Exercise aim: Quote all of the data that follows exactly as written, skipping the images.

Data block:
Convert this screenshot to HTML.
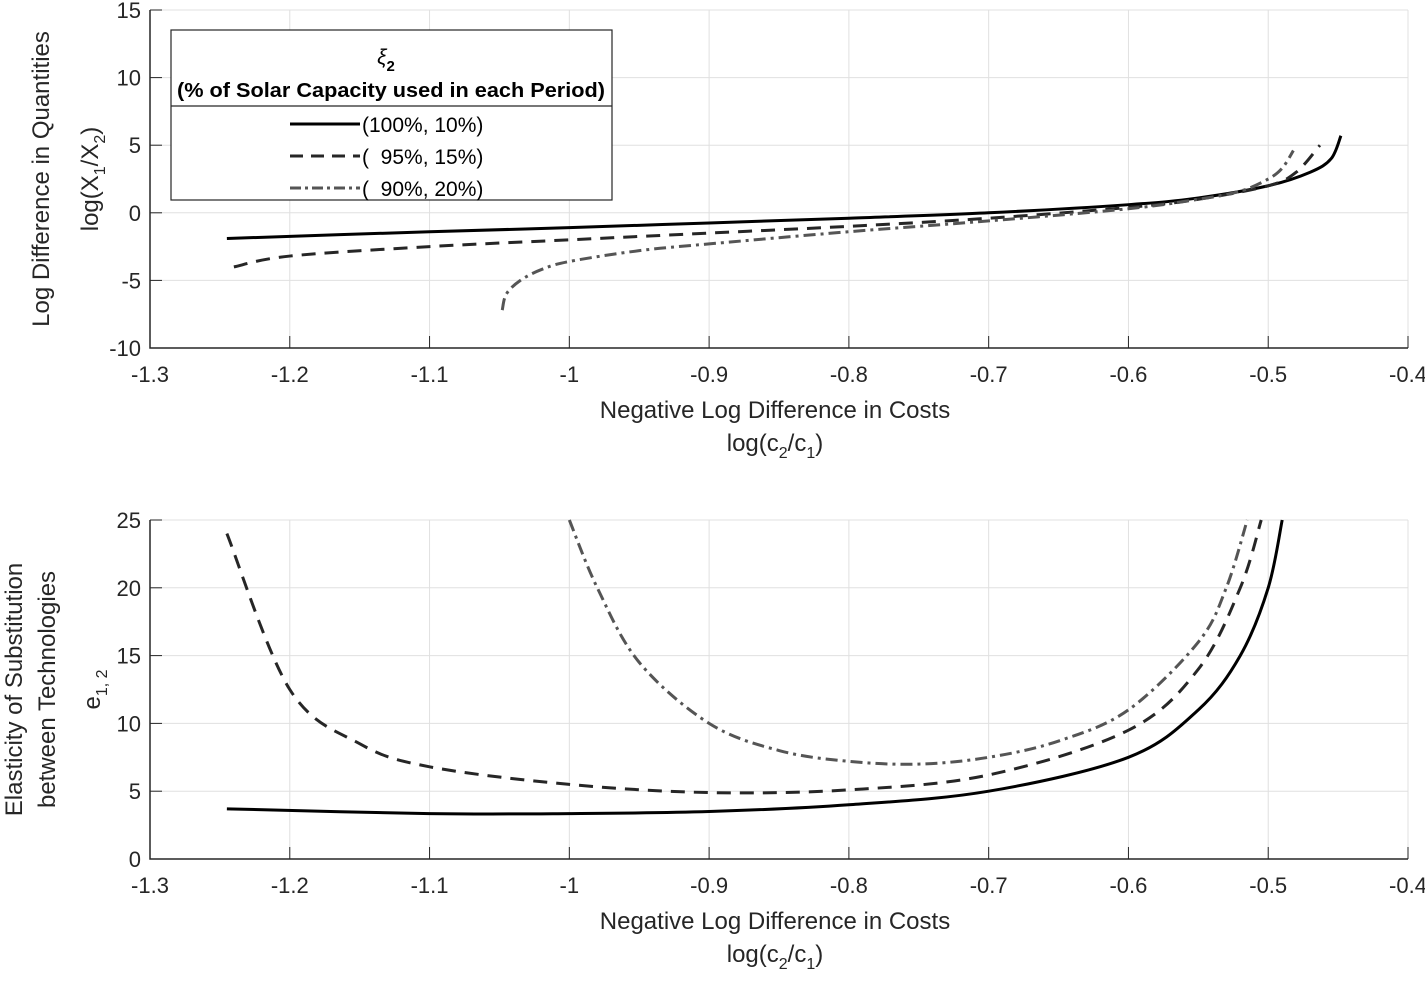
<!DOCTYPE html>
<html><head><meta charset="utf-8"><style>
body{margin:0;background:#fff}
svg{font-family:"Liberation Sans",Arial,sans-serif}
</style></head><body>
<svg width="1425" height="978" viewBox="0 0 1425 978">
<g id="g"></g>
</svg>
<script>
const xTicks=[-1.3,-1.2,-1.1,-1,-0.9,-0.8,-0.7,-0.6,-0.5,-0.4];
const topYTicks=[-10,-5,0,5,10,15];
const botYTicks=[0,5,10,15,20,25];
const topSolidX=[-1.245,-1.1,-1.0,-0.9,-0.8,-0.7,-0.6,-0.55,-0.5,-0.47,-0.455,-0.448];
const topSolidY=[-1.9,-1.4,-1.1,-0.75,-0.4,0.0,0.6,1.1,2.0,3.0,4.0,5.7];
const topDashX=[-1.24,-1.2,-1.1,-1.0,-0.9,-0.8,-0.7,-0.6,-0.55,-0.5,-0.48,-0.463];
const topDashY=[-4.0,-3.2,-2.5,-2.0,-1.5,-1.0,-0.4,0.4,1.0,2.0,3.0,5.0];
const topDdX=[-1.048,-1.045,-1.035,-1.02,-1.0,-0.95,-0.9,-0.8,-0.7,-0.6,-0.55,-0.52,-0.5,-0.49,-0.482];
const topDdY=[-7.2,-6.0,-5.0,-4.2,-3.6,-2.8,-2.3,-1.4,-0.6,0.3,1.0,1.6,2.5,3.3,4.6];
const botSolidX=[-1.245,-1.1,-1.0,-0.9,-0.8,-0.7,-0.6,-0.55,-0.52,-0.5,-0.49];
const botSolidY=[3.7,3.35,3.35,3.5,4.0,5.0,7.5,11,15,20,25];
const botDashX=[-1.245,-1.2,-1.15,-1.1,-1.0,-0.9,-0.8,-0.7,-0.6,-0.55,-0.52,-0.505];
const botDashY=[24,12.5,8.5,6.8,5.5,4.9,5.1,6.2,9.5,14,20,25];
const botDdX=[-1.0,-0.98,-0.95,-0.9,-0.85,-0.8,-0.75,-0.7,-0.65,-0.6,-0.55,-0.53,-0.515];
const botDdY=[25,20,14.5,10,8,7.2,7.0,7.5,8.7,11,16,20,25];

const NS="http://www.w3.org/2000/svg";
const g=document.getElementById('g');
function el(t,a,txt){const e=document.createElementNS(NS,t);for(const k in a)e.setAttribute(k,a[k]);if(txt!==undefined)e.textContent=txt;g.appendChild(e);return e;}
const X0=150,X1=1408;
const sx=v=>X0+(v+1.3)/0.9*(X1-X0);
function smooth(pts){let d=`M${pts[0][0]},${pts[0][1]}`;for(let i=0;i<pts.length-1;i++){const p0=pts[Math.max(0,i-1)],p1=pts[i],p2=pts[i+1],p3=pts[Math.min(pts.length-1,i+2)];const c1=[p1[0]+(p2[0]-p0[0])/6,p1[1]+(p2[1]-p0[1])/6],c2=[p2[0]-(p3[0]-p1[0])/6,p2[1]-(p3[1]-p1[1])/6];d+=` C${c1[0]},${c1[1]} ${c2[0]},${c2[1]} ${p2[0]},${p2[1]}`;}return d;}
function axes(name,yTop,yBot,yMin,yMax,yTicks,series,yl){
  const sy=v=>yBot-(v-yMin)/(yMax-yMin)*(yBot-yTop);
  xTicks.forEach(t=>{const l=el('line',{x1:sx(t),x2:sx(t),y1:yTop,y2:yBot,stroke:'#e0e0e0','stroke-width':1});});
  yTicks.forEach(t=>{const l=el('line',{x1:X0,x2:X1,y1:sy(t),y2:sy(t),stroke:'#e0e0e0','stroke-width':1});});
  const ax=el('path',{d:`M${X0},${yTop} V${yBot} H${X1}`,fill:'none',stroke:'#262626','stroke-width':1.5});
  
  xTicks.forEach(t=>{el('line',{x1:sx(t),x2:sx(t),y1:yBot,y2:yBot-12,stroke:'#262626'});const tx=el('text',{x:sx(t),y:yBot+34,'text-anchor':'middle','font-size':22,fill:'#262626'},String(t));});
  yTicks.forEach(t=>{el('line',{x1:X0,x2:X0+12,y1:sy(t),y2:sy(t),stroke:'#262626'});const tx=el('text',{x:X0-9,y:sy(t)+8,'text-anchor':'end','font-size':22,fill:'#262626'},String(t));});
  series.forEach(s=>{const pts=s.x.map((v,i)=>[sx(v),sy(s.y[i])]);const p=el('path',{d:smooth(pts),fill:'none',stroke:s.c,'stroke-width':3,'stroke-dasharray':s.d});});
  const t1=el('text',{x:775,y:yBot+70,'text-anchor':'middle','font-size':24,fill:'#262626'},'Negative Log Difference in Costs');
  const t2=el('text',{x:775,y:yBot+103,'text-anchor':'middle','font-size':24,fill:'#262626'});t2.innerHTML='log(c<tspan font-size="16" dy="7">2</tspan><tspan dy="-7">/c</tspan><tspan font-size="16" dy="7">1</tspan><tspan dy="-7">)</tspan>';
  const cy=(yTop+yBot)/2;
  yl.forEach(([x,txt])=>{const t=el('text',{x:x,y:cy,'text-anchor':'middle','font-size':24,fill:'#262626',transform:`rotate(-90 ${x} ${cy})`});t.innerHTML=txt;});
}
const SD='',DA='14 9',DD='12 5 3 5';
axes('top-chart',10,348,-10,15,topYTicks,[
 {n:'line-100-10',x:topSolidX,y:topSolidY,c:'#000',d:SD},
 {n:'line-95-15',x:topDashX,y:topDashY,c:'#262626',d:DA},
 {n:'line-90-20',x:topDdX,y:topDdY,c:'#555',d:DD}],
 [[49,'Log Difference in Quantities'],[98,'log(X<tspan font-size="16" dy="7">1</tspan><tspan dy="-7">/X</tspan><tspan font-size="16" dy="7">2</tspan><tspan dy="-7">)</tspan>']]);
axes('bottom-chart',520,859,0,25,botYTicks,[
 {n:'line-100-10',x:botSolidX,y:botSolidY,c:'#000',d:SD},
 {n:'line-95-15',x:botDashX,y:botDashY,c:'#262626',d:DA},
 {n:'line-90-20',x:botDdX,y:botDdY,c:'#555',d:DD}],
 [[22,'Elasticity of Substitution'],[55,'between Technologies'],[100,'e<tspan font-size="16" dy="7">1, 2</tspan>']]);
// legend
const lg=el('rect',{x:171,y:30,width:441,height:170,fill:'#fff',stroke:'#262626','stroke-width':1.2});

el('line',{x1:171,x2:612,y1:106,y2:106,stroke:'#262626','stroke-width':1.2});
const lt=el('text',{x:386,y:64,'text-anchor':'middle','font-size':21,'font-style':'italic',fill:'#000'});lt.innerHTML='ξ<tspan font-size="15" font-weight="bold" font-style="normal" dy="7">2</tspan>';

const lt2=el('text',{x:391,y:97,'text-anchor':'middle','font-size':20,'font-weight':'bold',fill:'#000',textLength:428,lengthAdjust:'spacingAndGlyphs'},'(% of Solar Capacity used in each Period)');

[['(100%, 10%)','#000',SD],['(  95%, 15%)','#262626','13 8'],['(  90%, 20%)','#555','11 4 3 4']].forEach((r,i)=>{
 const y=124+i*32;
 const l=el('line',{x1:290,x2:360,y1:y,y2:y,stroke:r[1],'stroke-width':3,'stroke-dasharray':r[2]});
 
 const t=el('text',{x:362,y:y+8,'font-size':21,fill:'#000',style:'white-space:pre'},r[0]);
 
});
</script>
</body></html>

Result of the exercise:
Convert this screenshot to HTML.
<!DOCTYPE html>
<html><head><meta charset="utf-8"><style>
body{margin:0;background:#fff}
svg{font-family:"Liberation Sans",Arial,sans-serif}
</style></head><body>
<svg width="1425" height="978" viewBox="0 0 1425 978">
<g id="g"></g>
</svg>
<script>
const xTicks=[-1.3,-1.2,-1.1,-1,-0.9,-0.8,-0.7,-0.6,-0.5,-0.4];
const topYTicks=[-10,-5,0,5,10,15];
const botYTicks=[0,5,10,15,20,25];
const topSolidX=[-1.245,-1.1,-1.0,-0.9,-0.8,-0.7,-0.6,-0.55,-0.5,-0.47,-0.455,-0.448];
const topSolidY=[-1.9,-1.4,-1.1,-0.75,-0.4,0.0,0.6,1.1,2.0,3.0,4.0,5.7];
const topDashX=[-1.24,-1.2,-1.1,-1.0,-0.9,-0.8,-0.7,-0.6,-0.55,-0.5,-0.48,-0.463];
const topDashY=[-4.0,-3.2,-2.5,-2.0,-1.5,-1.0,-0.4,0.4,1.0,2.0,3.0,5.0];
const topDdX=[-1.048,-1.045,-1.035,-1.02,-1.0,-0.95,-0.9,-0.8,-0.7,-0.6,-0.55,-0.52,-0.5,-0.49,-0.482];
const topDdY=[-7.2,-6.0,-5.0,-4.2,-3.6,-2.8,-2.3,-1.4,-0.6,0.3,1.0,1.6,2.5,3.3,4.6];
const botSolidX=[-1.245,-1.1,-1.0,-0.9,-0.8,-0.7,-0.6,-0.55,-0.52,-0.5,-0.49];
const botSolidY=[3.7,3.35,3.35,3.5,4.0,5.0,7.5,11,15,20,25];
const botDashX=[-1.245,-1.2,-1.15,-1.1,-1.0,-0.9,-0.8,-0.7,-0.6,-0.55,-0.52,-0.505];
const botDashY=[24,12.5,8.5,6.8,5.5,4.9,5.1,6.2,9.5,14,20,25];
const botDdX=[-1.0,-0.98,-0.95,-0.9,-0.85,-0.8,-0.75,-0.7,-0.65,-0.6,-0.55,-0.53,-0.515];
const botDdY=[25,20,14.5,10,8,7.2,7.0,7.5,8.7,11,16,20,25];

const NS="http://www.w3.org/2000/svg";
const g=document.getElementById('g');
function el(t,a,txt){const e=document.createElementNS(NS,t);for(const k in a)e.setAttribute(k,a[k]);if(txt!==undefined)e.textContent=txt;g.appendChild(e);return e;}
const X0=150,X1=1408;
const sx=v=>X0+(v+1.3)/0.9*(X1-X0);
function smooth(pts){let d=`M${pts[0][0]},${pts[0][1]}`;for(let i=0;i<pts.length-1;i++){const p0=pts[Math.max(0,i-1)],p1=pts[i],p2=pts[i+1],p3=pts[Math.min(pts.length-1,i+2)];const c1=[p1[0]+(p2[0]-p0[0])/6,p1[1]+(p2[1]-p0[1])/6],c2=[p2[0]-(p3[0]-p1[0])/6,p2[1]-(p3[1]-p1[1])/6];d+=` C${c1[0]},${c1[1]} ${c2[0]},${c2[1]} ${p2[0]},${p2[1]}`;}return d;}
function axes(name,yTop,yBot,yMin,yMax,yTicks,series,yl){
  const sy=v=>yBot-(v-yMin)/(yMax-yMin)*(yBot-yTop);
  xTicks.forEach(t=>{const l=el('line',{x1:sx(t),x2:sx(t),y1:yTop,y2:yBot,stroke:'#e0e0e0','stroke-width':1});});
  yTicks.forEach(t=>{const l=el('line',{x1:X0,x2:X1,y1:sy(t),y2:sy(t),stroke:'#e0e0e0','stroke-width':1});});
  const ax=el('path',{d:`M${X0},${yTop} V${yBot} H${X1}`,fill:'none',stroke:'#262626','stroke-width':1.5});
  
  xTicks.forEach(t=>{el('line',{x1:sx(t),x2:sx(t),y1:yBot,y2:yBot-12,stroke:'#262626'});const tx=el('text',{x:sx(t),y:yBot+34,'text-anchor':'middle','font-size':22,fill:'#262626'},String(t));});
  yTicks.forEach(t=>{el('line',{x1:X0,x2:X0+12,y1:sy(t),y2:sy(t),stroke:'#262626'});const tx=el('text',{x:X0-9,y:sy(t)+8,'text-anchor':'end','font-size':22,fill:'#262626'},String(t));});
  series.forEach(s=>{const pts=s.x.map((v,i)=>[sx(v),sy(s.y[i])]);const p=el('path',{d:smooth(pts),fill:'none',stroke:s.c,'stroke-width':3,'stroke-dasharray':s.d});});
  const t1=el('text',{x:775,y:yBot+70,'text-anchor':'middle','font-size':24,fill:'#262626'},'Negative Log Difference in Costs');
  const t2=el('text',{x:775,y:yBot+103,'text-anchor':'middle','font-size':24,fill:'#262626'});t2.innerHTML='log(c<tspan font-size="16" dy="7">2</tspan><tspan dy="-7">/c</tspan><tspan font-size="16" dy="7">1</tspan><tspan dy="-7">)</tspan>';
  const cy=(yTop+yBot)/2;
  yl.forEach(([x,txt])=>{const t=el('text',{x:x,y:cy,'text-anchor':'middle','font-size':24,fill:'#262626',transform:`rotate(-90 ${x} ${cy})`});t.innerHTML=txt;});
}
const SD='',DA='14 9',DD='12 5 3 5';
axes('top-chart',10,348,-10,15,topYTicks,[
 {n:'line-100-10',x:topSolidX,y:topSolidY,c:'#000',d:SD},
 {n:'line-95-15',x:topDashX,y:topDashY,c:'#262626',d:DA},
 {n:'line-90-20',x:topDdX,y:topDdY,c:'#555',d:DD}],
 [[49,'Log Difference in Quantities'],[98,'log(X<tspan font-size="16" dy="7">1</tspan><tspan dy="-7">/X</tspan><tspan font-size="16" dy="7">2</tspan><tspan dy="-7">)</tspan>']]);
axes('bottom-chart',520,859,0,25,botYTicks,[
 {n:'line-100-10',x:botSolidX,y:botSolidY,c:'#000',d:SD},
 {n:'line-95-15',x:botDashX,y:botDashY,c:'#262626',d:DA},
 {n:'line-90-20',x:botDdX,y:botDdY,c:'#555',d:DD}],
 [[22,'Elasticity of Substitution'],[55,'between Technologies'],[100,'e<tspan font-size="16" dy="7">1, 2</tspan>']]);
// legend
const lg=el('rect',{x:171,y:30,width:441,height:170,fill:'#fff',stroke:'#262626','stroke-width':1.2});

el('line',{x1:171,x2:612,y1:106,y2:106,stroke:'#262626','stroke-width':1.2});
const lt=el('text',{x:386,y:64,'text-anchor':'middle','font-size':21,'font-style':'italic',fill:'#000'});lt.innerHTML='ξ<tspan font-size="15" font-weight="bold" font-style="normal" dy="7">2</tspan>';

const lt2=el('text',{x:391,y:97,'text-anchor':'middle','font-size':20,'font-weight':'bold',fill:'#000',textLength:428,lengthAdjust:'spacingAndGlyphs'},'(% of Solar Capacity used in each Period)');

[['(100%, 10%)','#000',SD],['(  95%, 15%)','#262626','13 8'],['(  90%, 20%)','#555','11 4 3 4']].forEach((r,i)=>{
 const y=124+i*32;
 const l=el('line',{x1:290,x2:360,y1:y,y2:y,stroke:r[1],'stroke-width':3,'stroke-dasharray':r[2]});
 
 const t=el('text',{x:362,y:y+8,'font-size':21,fill:'#000',style:'white-space:pre'},r[0]);
 
});
</script>
</body></html>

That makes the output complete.